State and Local Sales Taxes at Midyear 2012

August 7, 2012

Retail sales taxes are one of the more transparent ways to collect tax revenue. While graduated income tax rates and brackets are complex and confusing to many taxpayers, the sales tax is easier to understand: people can reach into their pocket and see the rate printed on a receipt. With this transparency, however, comes the ability to exploit rate differentials between contiguous jurisdictions, says Scott Drenkard, an economist with the Tax Foundation.

State sales taxes already vary widely between states.

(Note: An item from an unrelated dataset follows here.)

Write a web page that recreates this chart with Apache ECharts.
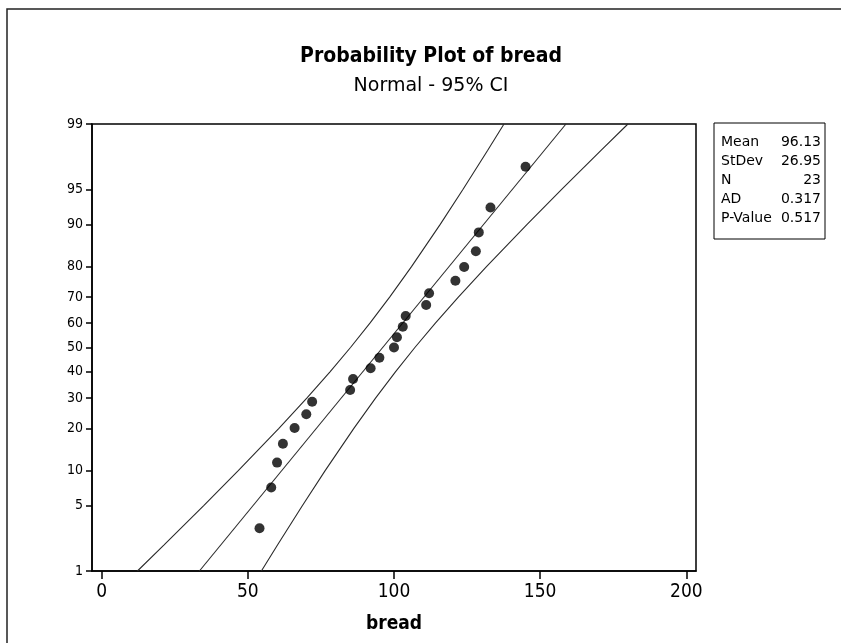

  • California, despite a 1 percent reduction in its sales tax rate that took effect July 1, 2011, still has the highest state-level rate at 7.25 percent.
  • Five states tie for the second highest statewide rate with 7 percent each: Indiana, Mississippi, New Jersey, Rhode Island and Tennessee.
  • Five states do not have a statewide sales tax: Alaska, Delaware, Montana, New Hampshire and Oregon.
  • The lowest non-zero statewide sales tax is in Colorado, with a rate of 2.9 percent, and seven states follow with 4 percent: Alabama, Georgia, Hawaii, Louisiana, New York, South Dakota and Wyoming.

When these differentials are combined, population-weighted local tax rate differences between bordering regions become even more severe.

  • The five states with the highest average combined rates are Tennessee (9.43 percent), Arizona (9.12 percent), Louisiana (8.86 percent), Washington (8.83 percent) and Oklahoma (8.68 percent).
  • The five states with the lowest average combined rates are Hawaii (4.35 percent), Maine (5 percent), Virginia (5 percent), Wyoming (5.18 percent) and Wisconsin (5.43 percent).
  • The highest total sales tax rate in the United States is in Tuba City, Arizona, which has a combined rate of 13.725 percent.

Avoidance of sales tax is most likely to occur in areas where there is a significant difference between two jurisdictions' sales tax rates. Research indicates that consumers can and do leave high-tax areas to make major purchases in low-tax areas, such as from cities to suburbs.

State and local governments should be cautious about raising rates too high relative to their neighbors because doing so will amount to less revenue than expected, or in extreme cases, revenue losses despite the higher tax rate.